Washington, DC--Congresswoman Eleanor Holmes Norton (D-DC) today said she was disgusted to see Congress go home today with virtually all its appropriations completed except the District's. Norton was called to the House Floor yesterday evening for debate on the Rule for the D.C. appropriation but when she got to the floor, D.C. was abruptly pulled. With the House scheduled to adjourn Friday, time was a problem, but Republican also had a special problem with D.C. They needed more time to shore up votes because the vouchers proposed for the bill have proved controversial among Republicans members. The D.C. vouchers bill got out of the Government Reform Committee by only one vote because a few Republicans voted with Democrats against the bill.

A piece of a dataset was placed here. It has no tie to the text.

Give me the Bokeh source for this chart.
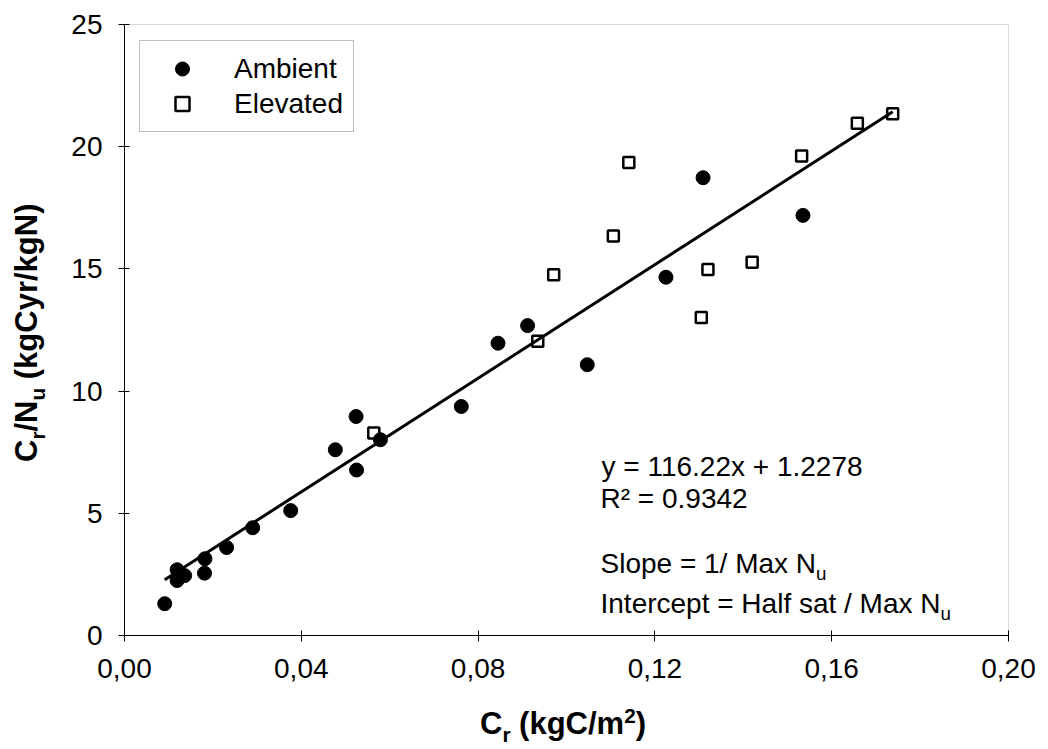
import math
from bokeh.plotting import figure
from bokeh.models import (Range1d, FixedTicker, CustomJSTickFormatter, Label,
                          Legend, LegendItem, BoxAnnotation)
from bokeh.embed import file_html
from bokeh.resources import INLINE

# ---------------- data ----------------
ambient_x = [0.0091, 0.0119, 0.0119, 0.0136, 0.0182, 0.0181, 0.0231, 0.0290,
             0.0376, 0.0477, 0.0524, 0.0525, 0.0579, 0.0762, 0.0845, 0.0912,
             0.1047, 0.1225, 0.1309, 0.1535]
ambient_y = [1.30, 2.69, 2.25, 2.45, 3.14, 2.55, 3.60, 4.41,
             5.11, 7.60, 8.96, 6.77, 8.01, 9.37, 11.96, 12.68,
             11.08, 14.66, 18.73, 17.19]
elevated_x = [0.0564, 0.0935, 0.0971, 0.1106, 0.1141, 0.1305, 0.1320, 0.1420,
              0.1532, 0.1658, 0.1738]
elevated_y = [8.29, 12.04, 14.76, 16.35, 19.35, 13.01, 14.98, 15.27,
              19.62, 20.96, 21.35]
fit_slope = 116.22
fit_intercept = 1.2278
r_squared = 0.9342
x_ticks = [0.0, 0.04, 0.08, 0.12, 0.16, 0.20]
y_ticks = [0, 5, 10, 15, 20, 25]

FONT = "Liberation Sans"
W, H = 1048, 749
# pixel positions of the plot area (axes) on the canvas
AX_L, AX_R, AX_T, AX_B = 124, 1008, 24, 635

# Arial-compatible advance widths (per 1000 em)
REG = {' ': 278, '=': 584, '1': 556, '/': 278, 'M': 833, 'a': 556, 'x': 500,
       'N': 722, 'S': 667, 'l': 222, 'o': 556, 'p': 556, 'e': 556, 'I': 278,
       'n': 556, 't': 278, 'r': 333, 'c': 500, 'H': 722, 'f': 278, 's': 500,
       'u': 556}
BOLD = {'C': 722, 'r': 389, ' ': 278, '(': 333, ')': 333, 'k': 556, 'g': 611,
        '/': 278, 'm': 889, '2': 556, 'N': 722, 'u': 611, 'y': 556}
MID = 0.3465  # distance (em) from the alphabetic baseline to the em-box middle


def text_width(s, size, bold):
    table = BOLD if bold else REG
    return sum(table.get(ch, 556) for ch in s) * size / 1000.0


def rich_text(plot, pieces, x, y, size, bold=False, angle=0.0):
    """pieces: list of (text, kind) with kind in 'n', 'sub', 'sup'.
    x, y: screen position of the baseline start, from canvas bottom-left."""
    dx, dy = math.cos(angle), math.sin(angle)
    downx, downy = math.sin(angle), -math.cos(angle)
    pos = 0.0
    for txt, kind in pieces:
        s = size if kind == 'n' else size * 0.67
        shift = 0.0
        if kind == 'sub':
            shift = 0.22 * size
        elif kind == 'sup':
            shift = -0.36 * size
        lead = len(txt) - len(txt.lstrip(' '))
        pos += text_width(' ' * lead, s, bold)
        txt = txt.lstrip(' ')
        bx = x + dx * pos + downx * shift
        by = y + dy * pos + downy * shift
        lx = bx - downx * MID * s
        ly = by - downy * MID * s
        plot.add_layout(Label(x=lx, y=ly, x_units="screen", y_units="screen",
                              text=txt, angle=angle, text_font=FONT,
                              text_font_size=f"{s:.1f}px",
                              text_font_style="bold" if bold else "normal",
                              text_baseline="middle", text_align="left",
                              text_color="black"))
        pos += text_width(txt, s, bold)


# data ranges extended so that the frame fills the whole canvas
x_per_px = (x_ticks[-1] - x_ticks[0]) / (AX_R - AX_L)
y_per_px = (y_ticks[-1] - y_ticks[0]) / (AX_B - AX_T)
x_range = Range1d(x_ticks[0] - AX_L * x_per_px, x_ticks[-1] + (W - AX_R) * x_per_px)
y_range = Range1d(y_ticks[0] - (H - AX_B) * y_per_px, y_ticks[-1] + AX_T * y_per_px)

p = figure(width=W, height=H, output_backend="svg", toolbar_location=None,
           x_range=x_range, y_range=y_range,
           min_border_left=0, min_border_right=0,
           min_border_top=0, min_border_bottom=0)
p.grid.visible = False
p.background_fill_color = "white"
p.border_fill_color = "white"
p.outline_line_color = None

# plot-area border (grey), drawn beneath the axes
p.add_layout(BoxAnnotation(left=x_ticks[0], right=x_ticks[-1],
                           bottom=y_ticks[0], top=y_ticks[-1],
                           fill_alpha=0, line_color="#808080", line_width=1,
                           level="underlay"))

for ax in (p.xaxis[0], p.yaxis[0]):
    ax.fixed_location = 0
    ax.axis_line_color = "black"
    ax.axis_line_width = 1
    ax.major_tick_line_color = "black"
    ax.major_tick_in = 5
    ax.major_tick_out = 6
    ax.minor_tick_line_color = None
    ax.major_label_text_font = FONT
    ax.major_label_text_font_size = "28px"
    ax.major_label_text_color = "black"

p.xaxis[0].bounds = (x_ticks[0], x_ticks[-1])
p.xaxis[0].ticker = FixedTicker(ticks=x_ticks)
p.xaxis[0].formatter = CustomJSTickFormatter(
    code="return tick.toFixed(2).replace('.', ',');")
p.xaxis[0].major_label_standoff = 17
p.yaxis[0].bounds = (y_ticks[0], y_ticks[-1])
p.yaxis[0].ticker = FixedTicker(ticks=y_ticks)
p.yaxis[0].major_label_standoff = 16

# trend line over the range of the data
all_x = ambient_x + elevated_x
line_x = [min(all_x), max(all_x)]
line_y = [fit_slope * v + fit_intercept for v in line_x]
p.line(line_x, line_y, line_color="black", line_width=3)

r_amb = p.scatter(ambient_x, ambient_y, marker="circle", size=14,
                  fill_color="black", line_color="black", line_width=1)
r_elev = p.scatter(elevated_x, elevated_y, marker="square", size=11,
                   fill_color="white", fill_alpha=0, line_color="black",
                   line_width=2.5)

legend = Legend(items=[LegendItem(label="Ambient", renderers=[r_amb]),
                       LegendItem(label="Elevated", renderers=[r_elev])],
                location=(139, H - 132), orientation="vertical", padding=10,
                spacing=0, margin=0, glyph_width=64, glyph_height=35,
                label_height=35, label_standoff=20,
                label_text_font=FONT, label_text_font_size="28px",
                label_text_color="black",
                border_line_color="#808080", border_line_width=1,
                background_fill_color="white", background_fill_alpha=1)
p.add_layout(legend)

# axis titles (with sub/superscripts)
rich_text(p, [("C", 'n'), ("r", 'sub'), (" (kgC/m", 'n'), ("2", 'sup'), (")", 'n')],
          479.5, H - 734, 31, bold=True)
rich_text(p, [("C", 'n'), ("r", 'sub'), ("/N", 'n'), ("u", 'sub'),
              (" (kgCyr/kgN)", 'n')],
          37, H - 461.5, 31, bold=True, angle=math.pi / 2)

# annotations
rich_text(p, [(f"y = {fit_slope}x + {fit_intercept}", 'n')], 601, H - 476, 28)
rich_text(p, [(f"R\u00b2 = {r_squared}", 'n')], 600, H - 508, 28)
rich_text(p, [("Slope = 1/ Max N", 'n'), ("u", 'sub')], 600, H - 573, 28)
rich_text(p, [("Intercept = Half sat / Max N", 'n'), ("u", 'sub')], 600, H - 613, 28)

open("out.html", "w").write(file_html(p, INLINE))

It is generally difficult to get final passage of a D.C. appropriation bill without Democratic votes, because many Republicans vote against the D.C. appropriation, no matter what. The Democratic Whip notice yesterday called for a no vote on the amendment to attach the vouchers bill to the D.C. appropriation, a yes vote on a motion to strike the vouchers amendment, and a no vote on the D.C. appropriations if vouchers were included. Most Democrats and many Republicans will not vote for a bill with vouchers in it, among other reasons, because of the unpopularity of vouchers nationwide. Vouchers referenda have been held in many states but none has passed because most jurisdictions fear action that will open the way to a loss of public funds to private schools. Further, legislatures in 37 states have turned down vouchers, making it difficult for many Members to support vouchers in Congress.

Norton said D.C. officials supporting vouchers underestimated the bipartisan controversy D.C. vouchers would cause. She said that the voucher proposal may survive but that it was "absolutely predictable" that private school vouchers would side track the appropriation. Vouchers for low-income children nationwide failed in the 105th Congress 191-238 and the margins have widened since. In the 106th a similar $100 million bill failed, in the 107th Congress, vouchers were defeated in the No Child Left Behind Act despite intense lobbing by President Bush, and most recently in the 108th Congress in April two voucher amendments on the IDEA special education bill were defeated 182-240 and 176-247. "It won't be the first time Congress applied a different standard to D.C. than to themselves," Norton said. "This time, however, they have their work cut out for them, as the vote in committee showed. Many members have urban school districts like D.C. but nevertheless have voted against vouchers, making it more difficult to reverse themselves.

Letters to the appropriators were hurriedly gathered by several members of the D.C. Council and the Board of Education, and D.C.'s two major parents organizations, Parents United and the P.T.A., also sent letters in anticipation of the appropriation. According to these letters a majority of D.C.'s elected officials continue to oppose vouchers.